Truth and Semantics

An ERC research project exploring a unified perspective on theories of truth and semantics.

Based in the Department of Philosophy at the University of Bristol.

Abstract

What this project is about

Anne believes that Bob assumes that Anne believes that Bob’s assumption is false.

Does Anne believe that Bob’s assumption is false?

Don’t try too hard answering the question - any straightforward attempt will lead to paradox.

But what are we to make of sentences such as “Anne believes that Bob’s assumption is false.”

Is the sentence true or false?

On the face of it, it would seem that answering this question is a pressing problem for natural language semantics that assigns truth conditions to sentences of natural language.

However, semanticists have largely ignored problems of this kind, leaving the field to philosophical logicians working on paradoxes, in particular, the paradoxes of truth such as the Liar paradox.

But research on the paradoxes of truth has often focused on exploring the space of possible coherent “solutions” to the paradoxes thereby ignoring desiderata of natural language semantics.

The project provides a unified perspective on natural language semantics, conceived of as truth-conditional semantics, and the research on the so-called semantic paradoxes in form of theories of self-applicable truth.
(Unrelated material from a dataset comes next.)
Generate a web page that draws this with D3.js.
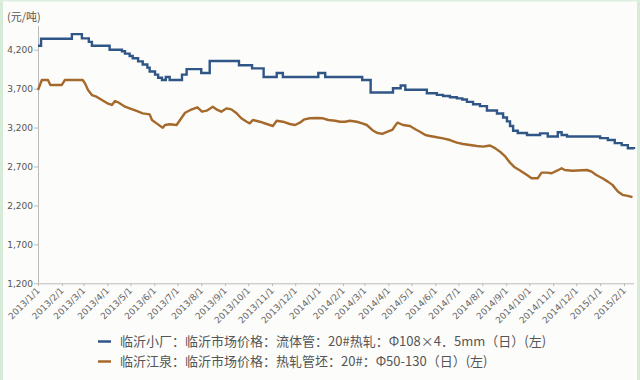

A unified approach to truth and semantics will need to answer two principal challenges, which divides the research project into two interrelated parts:

  • The first part, Truth in Semantics, aims at developing semantic accounts for rich fragments of natural language, that is, fragments in which, besides the notion of truth, we allow for, e.g., modal expressions, propositional attitudes but also natural language conditionals.
  • The second part, Truth and the Foundations of Semantics, assumes a metasemantic perspective and explores the role of the notion of truth in the foundations of natural language semantics, conceived of as truth-conditional semantics.

The project constitutes the first systematic study of truth and natural language semantics from such a combined perspective.

People

Johannes Stern

Principal Investigator
I am a research fellow and permanent member of staff at the Department of Philosophy of the University of Bristol. I specialize mostly in logic, in particular theories of truth and modality, and topics at the intersection of logic and the philosophy of language. I am also interested in the philosophy of mathematics, metaphysics, epistemology and general philosophy of science.

Poppy Mankowitz

Research Associate
I was previously a postdoctoral researcher at the University of Salzburg, having completed my PhD at the University of St Andrews. I work primarily on formal semantics, pragmatics, the philosophy of language and metaphysics. My current research interests include quantifiers, contextualism, semantic paradoxes, and the role of truth in semantics.

Thomas Schindler

Research Associate
Before moving to Bristol, I held positions in Amsterdam, Cambridge and Munich. I specialize in logic, metaphysics, the philosophy of language and the philosophy of mathematics, with a particular focus on deflationary theories of truth and abstract objects, and the semantic and logical paradoxes.

Simone Picenni

PhD student
I got a master’s degree in Logic and Philosophy of Science from the University of Florence. While there, I have also spent a semester at the MCMP in Munich. My focus is on formal semantics, semantic paradoxes, theories of truth. I am also interested in proof theory, lambda-calculus, combinatory logic and automatic theorem proving (HOL Light).

Tedy Nenu

PhD student
I read Computer Science and Philosophy at the University of Oxford. I relish thinking about Truth, Language, Mathematics and Cognition. Occasionally, I interview bright people as part of my ‘Philosophical Trials’ series.

Events

Together with Foundational Studies Bristol Group we host a regular series of talks. See the FSB-calendar for more information.

Kick-Off Workshop & Bristol Logic Meeting

A two-day workshop providing a platform for recent work in logic and philosophy of mathematics in the UK.

Visit

Visitors to the project are very welcome.

Contact Johannes Stern to discuss these or further opportunities.

Funding

The project is based at the Department of Philosophy at the University of Bristol and funded by an European Research Council Starting Grant ( TRUST 803684).

It started in October 2018 and will run for a total of five years. The project comes with two postdoc and two PhD-positions.